### INSTRUCTIONS TO FOLLOW
State how many lines in the listing below include the word "that", and add nothing besides the number.

### GIVEN DATA
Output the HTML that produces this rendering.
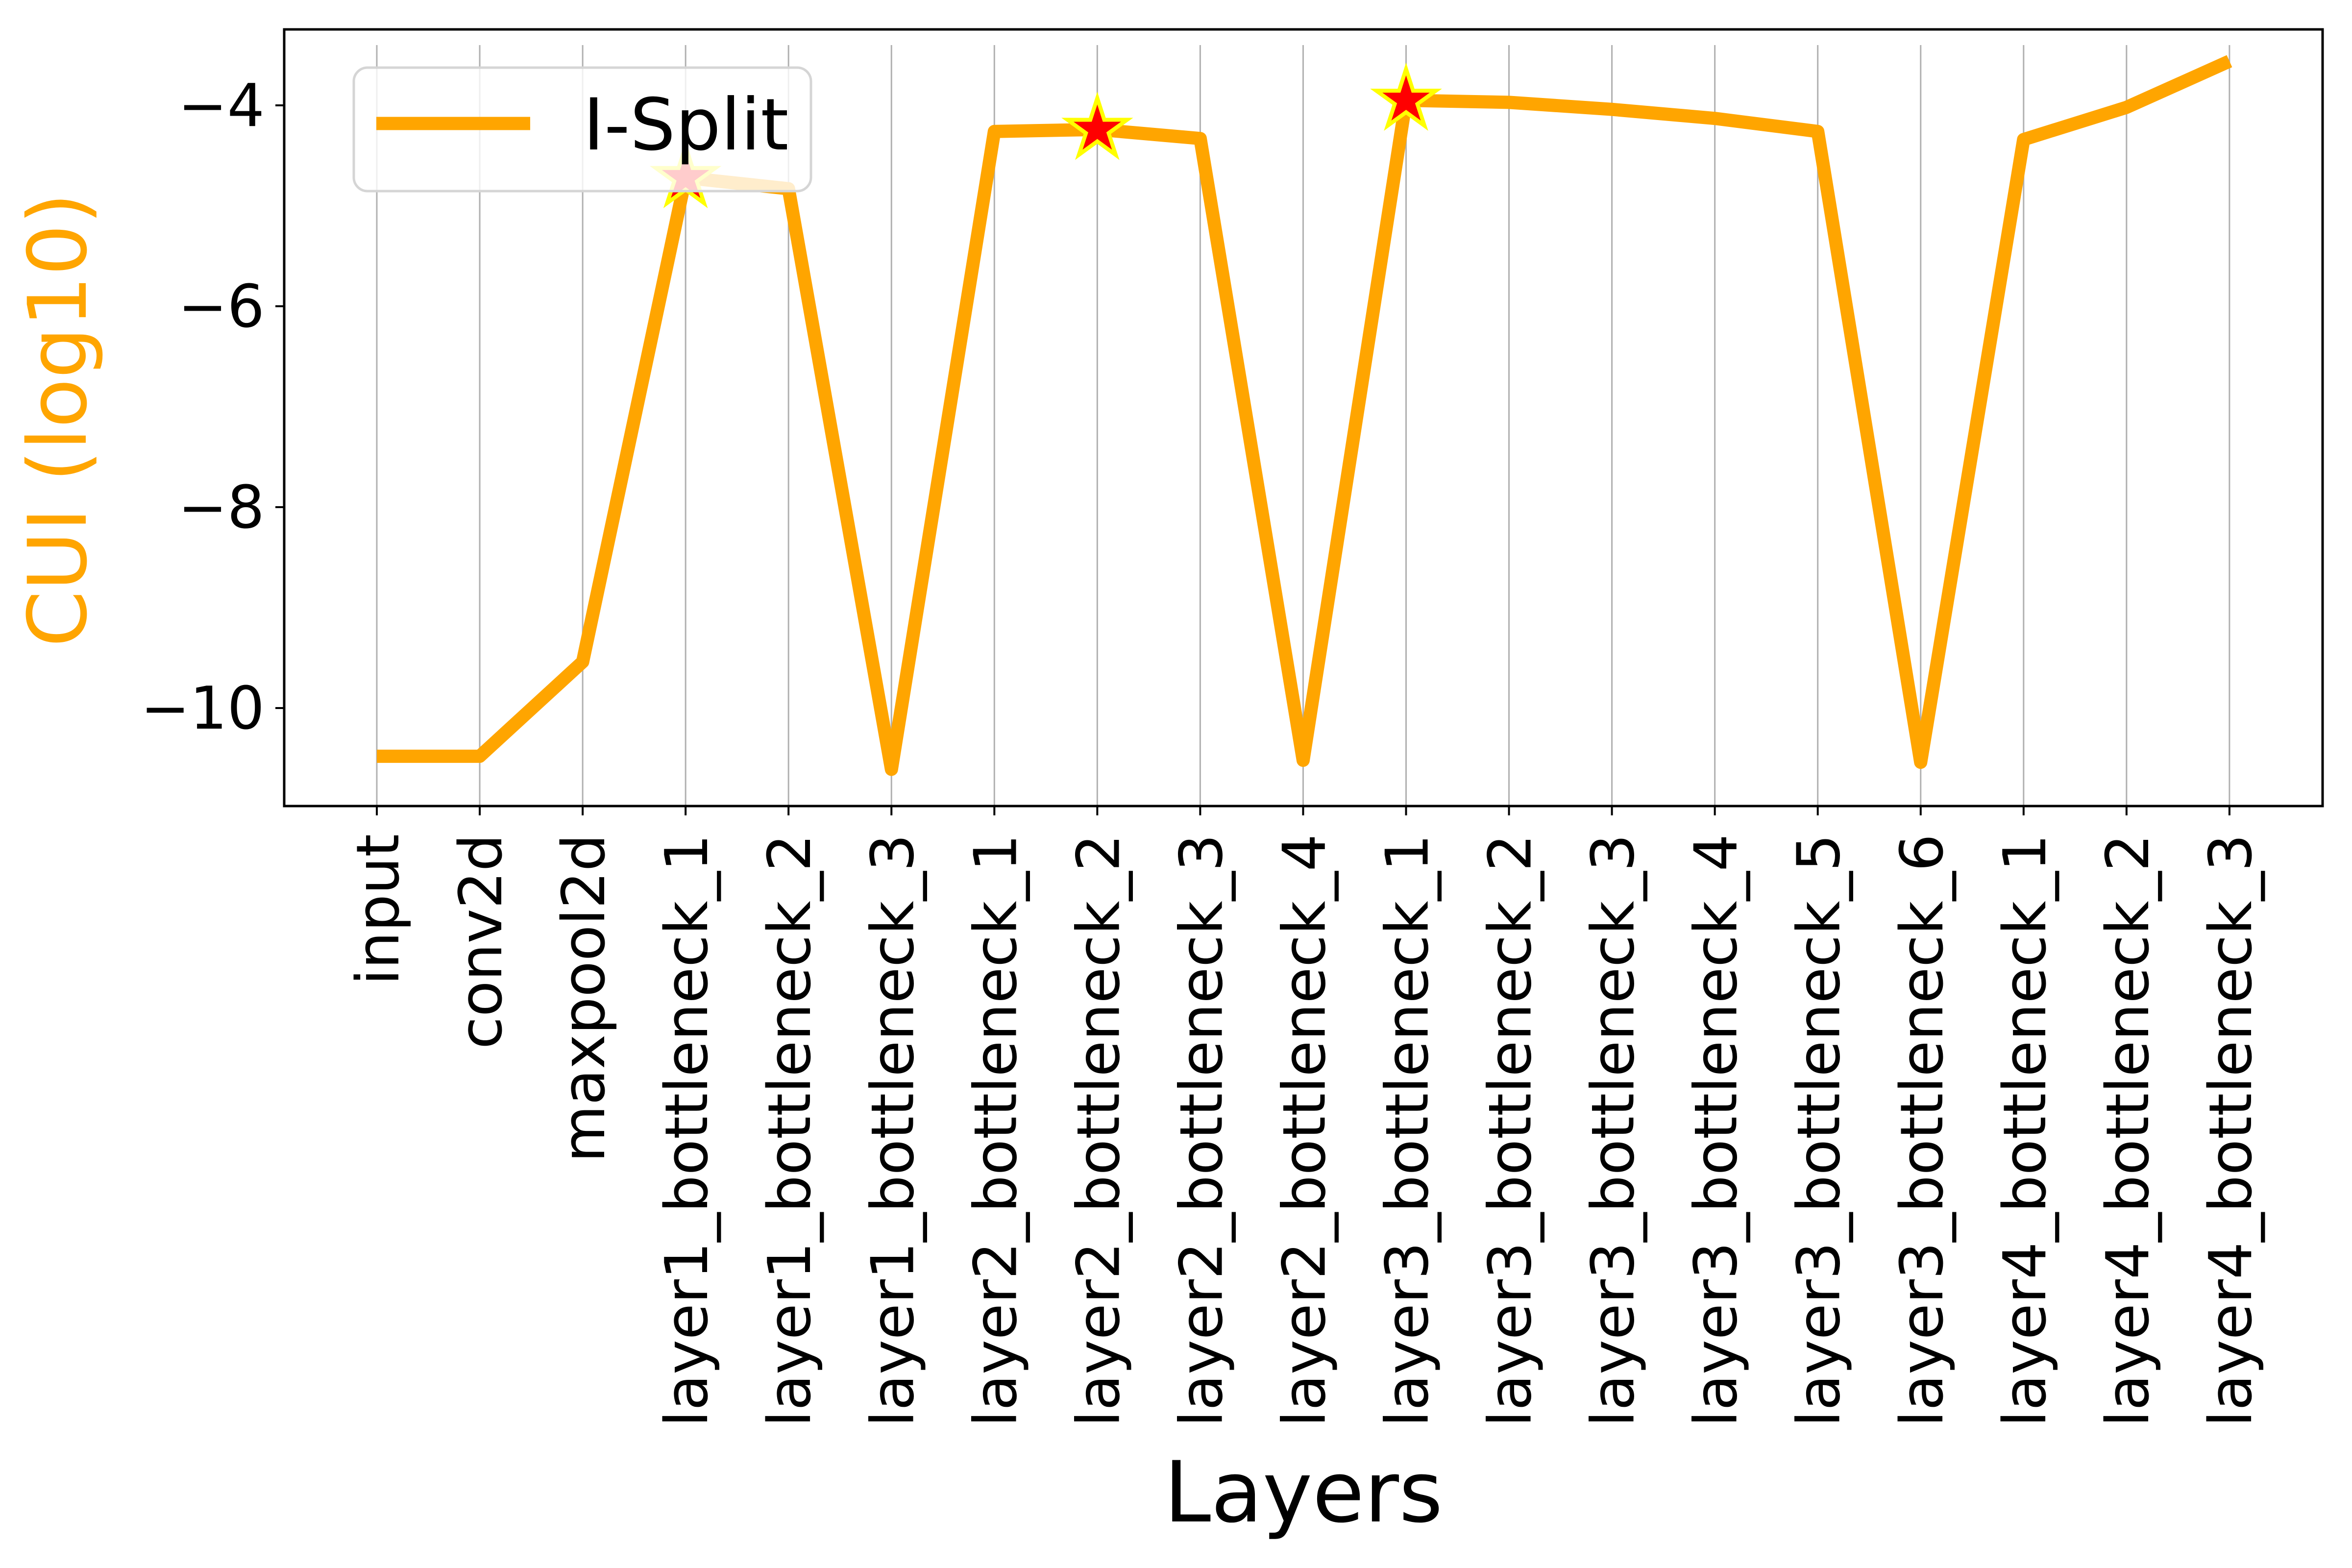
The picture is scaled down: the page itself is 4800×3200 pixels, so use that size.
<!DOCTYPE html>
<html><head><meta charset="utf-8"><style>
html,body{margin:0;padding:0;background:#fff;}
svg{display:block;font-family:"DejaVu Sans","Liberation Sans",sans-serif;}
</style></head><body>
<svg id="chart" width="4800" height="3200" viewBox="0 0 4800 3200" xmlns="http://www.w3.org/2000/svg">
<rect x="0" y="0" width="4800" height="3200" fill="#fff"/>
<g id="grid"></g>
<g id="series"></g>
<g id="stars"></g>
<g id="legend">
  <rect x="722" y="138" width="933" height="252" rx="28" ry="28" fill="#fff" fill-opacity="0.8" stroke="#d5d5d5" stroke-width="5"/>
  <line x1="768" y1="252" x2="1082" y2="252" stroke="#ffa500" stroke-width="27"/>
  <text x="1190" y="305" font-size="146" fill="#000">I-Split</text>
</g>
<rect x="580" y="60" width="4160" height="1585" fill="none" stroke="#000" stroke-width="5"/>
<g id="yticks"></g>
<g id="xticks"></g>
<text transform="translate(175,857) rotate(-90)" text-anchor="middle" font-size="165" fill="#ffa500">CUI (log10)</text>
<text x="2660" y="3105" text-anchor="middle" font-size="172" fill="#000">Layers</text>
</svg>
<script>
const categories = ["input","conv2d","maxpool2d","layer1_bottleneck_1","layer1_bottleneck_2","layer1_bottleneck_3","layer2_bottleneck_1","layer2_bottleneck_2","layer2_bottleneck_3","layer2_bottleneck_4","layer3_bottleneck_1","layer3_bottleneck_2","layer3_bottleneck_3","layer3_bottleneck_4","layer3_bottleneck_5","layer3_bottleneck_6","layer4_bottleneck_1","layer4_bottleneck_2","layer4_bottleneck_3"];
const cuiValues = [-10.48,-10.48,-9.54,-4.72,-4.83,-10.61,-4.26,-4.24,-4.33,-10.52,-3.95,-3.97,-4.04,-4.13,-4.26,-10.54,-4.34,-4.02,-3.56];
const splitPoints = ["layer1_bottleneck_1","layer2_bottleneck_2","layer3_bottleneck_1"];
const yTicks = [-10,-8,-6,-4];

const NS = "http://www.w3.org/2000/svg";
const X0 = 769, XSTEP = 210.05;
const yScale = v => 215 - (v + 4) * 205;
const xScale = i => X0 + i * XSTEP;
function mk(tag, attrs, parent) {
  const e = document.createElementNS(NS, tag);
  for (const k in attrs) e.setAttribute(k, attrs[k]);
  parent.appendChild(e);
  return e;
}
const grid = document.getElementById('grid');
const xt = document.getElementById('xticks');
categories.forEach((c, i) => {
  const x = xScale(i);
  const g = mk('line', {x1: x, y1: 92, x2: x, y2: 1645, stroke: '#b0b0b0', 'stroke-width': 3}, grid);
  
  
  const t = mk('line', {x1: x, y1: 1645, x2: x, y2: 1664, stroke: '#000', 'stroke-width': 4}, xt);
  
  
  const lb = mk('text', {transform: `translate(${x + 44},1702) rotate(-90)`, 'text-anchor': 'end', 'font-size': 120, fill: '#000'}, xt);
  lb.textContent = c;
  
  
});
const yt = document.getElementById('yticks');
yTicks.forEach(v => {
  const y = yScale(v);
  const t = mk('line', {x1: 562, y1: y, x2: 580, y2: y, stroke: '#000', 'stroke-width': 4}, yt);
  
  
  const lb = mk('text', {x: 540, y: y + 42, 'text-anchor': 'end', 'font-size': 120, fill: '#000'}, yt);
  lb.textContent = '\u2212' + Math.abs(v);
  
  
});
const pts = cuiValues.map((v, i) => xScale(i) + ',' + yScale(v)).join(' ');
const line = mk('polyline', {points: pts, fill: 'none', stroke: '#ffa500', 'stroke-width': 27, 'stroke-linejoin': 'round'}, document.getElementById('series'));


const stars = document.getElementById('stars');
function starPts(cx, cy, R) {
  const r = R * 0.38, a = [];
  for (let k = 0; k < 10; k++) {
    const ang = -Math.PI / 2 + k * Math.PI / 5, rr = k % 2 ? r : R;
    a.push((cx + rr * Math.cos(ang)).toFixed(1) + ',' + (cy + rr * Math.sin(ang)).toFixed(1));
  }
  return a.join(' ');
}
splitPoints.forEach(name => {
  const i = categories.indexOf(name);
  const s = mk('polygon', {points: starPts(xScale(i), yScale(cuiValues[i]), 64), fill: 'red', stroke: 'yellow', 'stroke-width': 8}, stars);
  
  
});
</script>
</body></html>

### WRITTEN ANSWER
2